(I don’t know how to make this captivating but it’s genius) Seven Guidelines for the Art of Listening
“I suggest the following seven guidelines to help improve one’s abilities to make the transition from a simpler model of listening to a more complex one.
1. Never be in a hurry to reach conclusions. Conclusions are the most ephemeral part of your research.
2. What you are seeing depends on your point of view. In order to see what your point of view is, you have to change it.
3. In order to understand what another person is saying, you must assume that he or she is right and ask him or her to help you understand what makes him or her right.
4. The emotions are a central instrument of cognition if you learn how to read their language, which is relational and built on metaphors.

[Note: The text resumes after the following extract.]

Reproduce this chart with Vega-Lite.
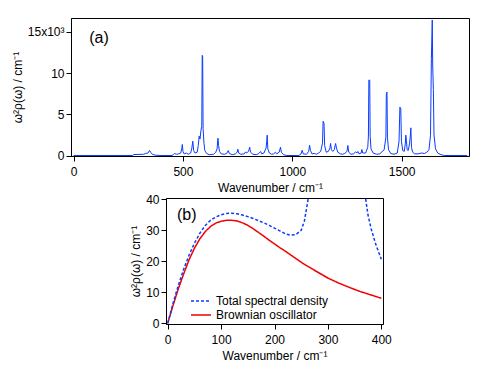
{
  "$schema": "https://vega.github.io/schema/vega-lite/v6.json",
  "padding": {"left": 10, "top": 17, "right": 0, "bottom": 0},
  "config": {
    "font": "Liberation Sans",
    "view": {"stroke": null},
    "axis": {"grid": false, "domainColor": "black", "tickColor": "black", "tickSize": 5, "labelColor": "black", "titleColor": "black", "labelFontSize": 12, "titleFontSize": 12, "titleFontWeight": "normal", "labelPadding": 2, "titlePadding": 3, "labelFont": "Liberation Sans", "titleFont": "Liberation Sans", "labelOverlap": false},
    "axisX": {"labelPadding": 5, "titlePadding": 5},
    "legend": {"labelFont": "Liberation Sans", "labelFontSize": 12}
  },
  "datasets": {
    "spectrum": [
      {"w":0,"s":0},{"w":270,"s":0},{"w":275,"s":120},{"w":320,"s":150},{"w":330,"s":250},{"w":340,"s":300},{"w":347,"s":620},{"w":352,"s":400},{"w":360,"s":150},{"w":375,"s":30},{"w":400,"s":0},{"w":450,"s":0},
      {"w":455,"s":100},{"w":462,"s":250},{"w":470,"s":150},{"w":480,"s":200},{"w":490,"s":300},{"w":495,"s":900},{"w":497,"s":1340},{"w":500,"s":500},{"w":505,"s":200},{"w":515,"s":300},{"w":525,"s":150},{"w":535,"s":300},{"w":540,"s":800},{"w":545,"s":1740},{"w":549,"s":600},{"w":555,"s":300},{"w":565,"s":400},{"w":570,"s":1200},{"w":574,"s":2350},{"w":578,"s":2000},{"w":582,"s":3000},{"w":586,"s":3560},{"w":588,"s":12160},{"w":590,"s":12000},{"w":592,"s":3300},{"w":596,"s":1500},{"w":600,"s":600},{"w":608,"s":250},{"w":620,"s":100},
      {"w":640,"s":150},{"w":650,"s":400},{"w":656,"s":800},{"w":660,"s":2100},{"w":663,"s":1200},{"w":667,"s":500},{"w":675,"s":200},{"w":690,"s":150},{"w":700,"s":250},{"w":707,"s":600},{"w":712,"s":250},{"w":725,"s":100},{"w":740,"s":200},{"w":748,"s":400},{"w":751,"s":770},{"w":755,"s":300},{"w":765,"s":150},{"w":780,"s":200},{"w":786,"s":440},{"w":790,"s":300},{"w":800,"s":500},{"w":805,"s":1010},{"w":809,"s":400},{"w":820,"s":150},{"w":835,"s":100},{"w":845,"s":200},{"w":855,"s":490},{"w":860,"s":200},{"w":870,"s":300},{"w":880,"s":900},{"w":883,"s":1700},{"w":885,"s":2470},{"w":888,"s":800},{"w":895,"s":300},{"w":905,"s":150},{"w":915,"s":200},{"w":923,"s":400},{"w":928,"s":200},{"w":940,"s":400},{"w":946,"s":1010},{"w":950,"s":400},{"w":960,"s":100},{"w":975,"s":0},
      {"w":1030,"s":0},{"w":1040,"s":200},{"w":1045,"s":640},{"w":1050,"s":200},{"w":1065,"s":150},{"w":1075,"s":500},{"w":1079,"s":1250},{"w":1083,"s":600},{"w":1090,"s":200},{"w":1100,"s":250},{"w":1110,"s":150},{"w":1120,"s":300},{"w":1130,"s":500},{"w":1138,"s":1500},{"w":1141,"s":4160},{"w":1145,"s":3900},{"w":1148,"s":1200},{"w":1155,"s":400},{"w":1165,"s":500},{"w":1172,"s":900},{"w":1175,"s":1460},{"w":1179,"s":700},{"w":1185,"s":500},{"w":1192,"s":700},{"w":1198,"s":1460},{"w":1202,"s":900},{"w":1208,"s":400},{"w":1220,"s":200},{"w":1230,"s":150},{"w":1240,"s":250},{"w":1250,"s":500},{"w":1254,"s":1220},{"w":1258,"s":400},{"w":1268,"s":150},{"w":1280,"s":200},{"w":1290,"s":450},{"w":1295,"s":300},{"w":1300,"s":490},{"w":1305,"s":200},{"w":1315,"s":300},{"w":1318,"s":730},{"w":1322,"s":300},{"w":1335,"s":300},
      {"w":1345,"s":1000},{"w":1348,"s":2350},{"w":1350,"s":9160},{"w":1354,"s":9160},{"w":1356,"s":2350},{"w":1360,"s":800},{"w":1370,"s":300},{"w":1385,"s":150},{"w":1400,"s":200},{"w":1420,"s":700},{"w":1428,"s":2230},{"w":1430,"s":7500},{"w":1433,"s":7700},{"w":1435,"s":2230},{"w":1440,"s":700},{"w":1450,"s":250},{"w":1465,"s":150},{"w":1480,"s":300},{"w":1488,"s":1740},{"w":1492,"s":5880},{"w":1496,"s":5700},{"w":1499,"s":1740},{"w":1505,"s":600},{"w":1512,"s":500},{"w":1517,"s":1500},{"w":1519,"s":2470},{"w":1522,"s":1800},{"w":1525,"s":700},{"w":1530,"s":600},{"w":1536,"s":1400},{"w":1540,"s":2500},{"w":1542,"s":3360},{"w":1545,"s":1000},{"w":1550,"s":400},{"w":1560,"s":200},{"w":1575,"s":200},{"w":1590,"s":300},{"w":1605,"s":250},{"w":1615,"s":400},{"w":1625,"s":700},{"w":1632,"s":2470},{"w":1636,"s":11750},{"w":1640,"s":16460},{"w":1642,"s":11000},{"w":1645,"s":8030},{"w":1648,"s":2470},{"w":1655,"s":800},{"w":1665,"s":300},{"w":1680,"s":100},{"w":1695,"s":0},{"w":1800,"s":0}
    ],
    "density": [
      {"w":0,"v":0,"series":"Brownian oscillator"},{"w":10,"v":5.8,"series":"Brownian oscillator"},{"w":20,"v":11.2,"series":"Brownian oscillator"},{"w":30,"v":16,"series":"Brownian oscillator"},{"w":40,"v":20.5,"series":"Brownian oscillator"},{"w":50,"v":24.2,"series":"Brownian oscillator"},{"w":60,"v":27.2,"series":"Brownian oscillator"},{"w":70,"v":29.5,"series":"Brownian oscillator"},{"w":80,"v":31.2,"series":"Brownian oscillator"},{"w":90,"v":32.3,"series":"Brownian oscillator"},{"w":100,"v":32.9,"series":"Brownian oscillator"},{"w":110,"v":33.2,"series":"Brownian oscillator"},{"w":120,"v":33.2,"series":"Brownian oscillator"},{"w":130,"v":33.0,"series":"Brownian oscillator"},{"w":140,"v":32.4,"series":"Brownian oscillator"},{"w":150,"v":31.6,"series":"Brownian oscillator"},{"w":160,"v":30.5,"series":"Brownian oscillator"},{"w":170,"v":29.3,"series":"Brownian oscillator"},{"w":180,"v":28.1,"series":"Brownian oscillator"},{"w":190,"v":26.8,"series":"Brownian oscillator"},{"w":200,"v":25.6,"series":"Brownian oscillator"},{"w":210,"v":24.4,"series":"Brownian oscillator"},{"w":220,"v":23.3,"series":"Brownian oscillator"},{"w":230,"v":22.1,"series":"Brownian oscillator"},{"w":240,"v":20.9,"series":"Brownian oscillator"},{"w":250,"v":19.7,"series":"Brownian oscillator"},{"w":260,"v":18.6,"series":"Brownian oscillator"},{"w":270,"v":17.6,"series":"Brownian oscillator"},{"w":280,"v":16.6,"series":"Brownian oscillator"},{"w":290,"v":15.6,"series":"Brownian oscillator"},{"w":300,"v":14.6,"series":"Brownian oscillator"},{"w":320,"v":13.0,"series":"Brownian oscillator"},{"w":340,"v":11.6,"series":"Brownian oscillator"},{"w":360,"v":10.3,"series":"Brownian oscillator"},{"w":380,"v":9.2,"series":"Brownian oscillator"},{"w":400,"v":8.1,"series":"Brownian oscillator"},
      {"w":0,"v":0,"series":"Total spectral density"},{"w":10,"v":6.5,"series":"Total spectral density"},{"w":20,"v":12.3,"series":"Total spectral density"},{"w":30,"v":17.5,"series":"Total spectral density"},{"w":40,"v":22,"series":"Total spectral density"},{"w":50,"v":25.8,"series":"Total spectral density"},{"w":60,"v":29,"series":"Total spectral density"},{"w":70,"v":31.5,"series":"Total spectral density"},{"w":80,"v":33.2,"series":"Total spectral density"},{"w":90,"v":34.3,"series":"Total spectral density"},{"w":100,"v":35,"series":"Total spectral density"},{"w":110,"v":35.4,"series":"Total spectral density"},{"w":120,"v":35.5,"series":"Total spectral density"},{"w":130,"v":35.3,"series":"Total spectral density"},{"w":140,"v":34.9,"series":"Total spectral density"},{"w":150,"v":34.4,"series":"Total spectral density"},{"w":160,"v":33.8,"series":"Total spectral density"},{"w":170,"v":33.1,"series":"Total spectral density"},{"w":180,"v":32.4,"series":"Total spectral density"},{"w":190,"v":31.6,"series":"Total spectral density"},{"w":200,"v":30.7,"series":"Total spectral density"},{"w":210,"v":29.8,"series":"Total spectral density"},{"w":220,"v":28.9,"series":"Total spectral density"},{"w":230,"v":28.4,"series":"Total spectral density"},{"w":240,"v":28.6,"series":"Total spectral density"},{"w":250,"v":30,"series":"Total spectral density"},{"w":256,"v":33,"series":"Total spectral density"},{"w":260,"v":37,"series":"Total spectral density"},{"w":265,"v":42,"series":"Total spectral density"},{"w":275,"v":55,"series":"Total spectral density"},{"w":300,"v":90,"series":"Total spectral density"},{"w":347,"v":600,"series":"Total spectral density"},{"w":360,"v":120,"series":"Total spectral density"},{"w":368,"v":48,"series":"Total spectral density"},{"w":370,"v":41,"series":"Total spectral density"},{"w":375,"v":35,"series":"Total spectral density"},{"w":381,"v":30.5,"series":"Total spectral density"},{"w":390,"v":25.3,"series":"Total spectral density"},{"w":400,"v":20.7,"series":"Total spectral density"}
    ]
  },
  "vconcat": [
    {
      "width": 398,
      "height": 138,
      "view": {"stroke": "black", "strokeWidth": 1},
      "layer": [
        {
          "data": {"name": "spectrum"},
          "mark": {"type": "line", "color": "#0a3cff", "strokeWidth": 1, "clip": true},
          "encoding": {
            "x": {"field": "w", "type": "quantitative", "scale": {"domain": [-12, 1808], "nice": false, "zero": false},
                  "axis": {"values": [0, 500, 1000, 1500], "format": "d", "title": "Wavenumber / cm⁻¹"}},
            "y": {"field": "s", "type": "quantitative", "scale": {"domain": [-60, 16700], "nice": false, "zero": false},
                  "axis": {"values": [0, 5000, 10000, 15000], "title": "ω²ρ(ω) / cm⁻¹", "labelExpr": "datum.value == 15000 ? '15x10³' : format(datum.value / 1000, 'd')"}}
          }
        },
        {
          "data": {"values": [{"label": "(a)"}]},
          "mark": {"type": "text", "fontSize": 16, "align": "center", "baseline": "middle", "font": "Liberation Sans"},
          "encoding": {
            "x": {"datum": 116, "type": "quantitative"},
            "y": {"datum": 14270, "type": "quantitative"},
            "text": {"field": "label"}
          }
        }
      ]
    },
    {
      "spacing": 0,
      "hconcat": [
        {
          "width": 58,
          "height": 10,
          "data": {"values": []},
          "mark": {"type": "point", "opacity": 0},
          "encoding": {}
        },
        {
          "width": 217,
          "height": 126,
          "view": {"stroke": "black", "strokeWidth": 1},
          "layer": [
            {
              "data": {"name": "density"},
              "mark": {"type": "line", "strokeWidth": 1.5, "clip": true},
              "encoding": {
                "x": {"field": "w", "type": "quantitative", "scale": {"domain": [-3.2, 403.2], "nice": false, "zero": false},
                      "axis": {"values": [0, 100, 200, 300, 400], "title": "Wavenumber / cm⁻¹"}},
                "y": {"field": "v", "type": "quantitative", "scale": {"domain": [-0.2, 40.4], "nice": false, "zero": false},
                      "axis": {"values": [0, 10, 20, 30, 40], "tickCount": 5, "labelOverlap": false, "title": "ω²ρ(ω) / cm⁻¹"}},
                "color": {"field": "series", "type": "nominal",
                          "scale": {"domain": ["Total spectral density", "Brownian oscillator"], "range": ["#0a3cff", "#f00000"]},
                          "legend": {"orient": "none", "legendX": 119, "legendY": 277, "title": null, "symbolType": "stroke", "symbolSize": 400, "symbolStrokeWidth": 1.5, "clipHeight": 12, "rowPadding": 2, "padding": 0, "labelOffset": 4}},
                "strokeDash": {"field": "series", "type": "nominal",
                          "scale": {"domain": ["Total spectral density", "Brownian oscillator"], "range": [[3, 2], [1, 0]]},
                          "legend": {"orient": "none", "legendX": 119, "legendY": 277, "title": null, "symbolType": "stroke", "symbolSize": 400, "symbolStrokeWidth": 1.5, "clipHeight": 12, "rowPadding": 2, "padding": 0, "labelOffset": 4}}
              }
            },
            {
              "data": {"values": [{"label": "(b)"}]},
              "mark": {"type": "text", "fontSize": 16, "align": "center", "baseline": "middle", "font": "Liberation Sans"},
              "encoding": {
                "x": {"datum": 35.6, "type": "quantitative"},
                "y": {"datum": 34.9, "type": "quantitative", "axis": {"values": [0, 10, 20, 30, 40]}},
                "text": {"field": "label"}
              }
            }
          ]
        }
      ]
    }
  ],
  "spacing": -2
}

5. A good listener is an explorer of possible worlds. The signals that he or she finds most important are the ones that seem both negligible and annoying, both marginal and irritating, because they refuse to mesh with previous convictions and certainties.
6. A good listener is happy to accept the self-contradictions that come to the fore in personal thoughts and interpersonal communications. Mis-understandings are accepted as opportunities for entering the most exciting field of all: the creative management of conflict.
7. To become an expert in listening you must follow a humor-based methodology. But once you have learned how to listen, humor arises on its own.
Helping ourselves and others to go against the tide is indeed very difficult. But it is fun and personally, I do not know anything more interesting and engrossing to be done in a lifetime.”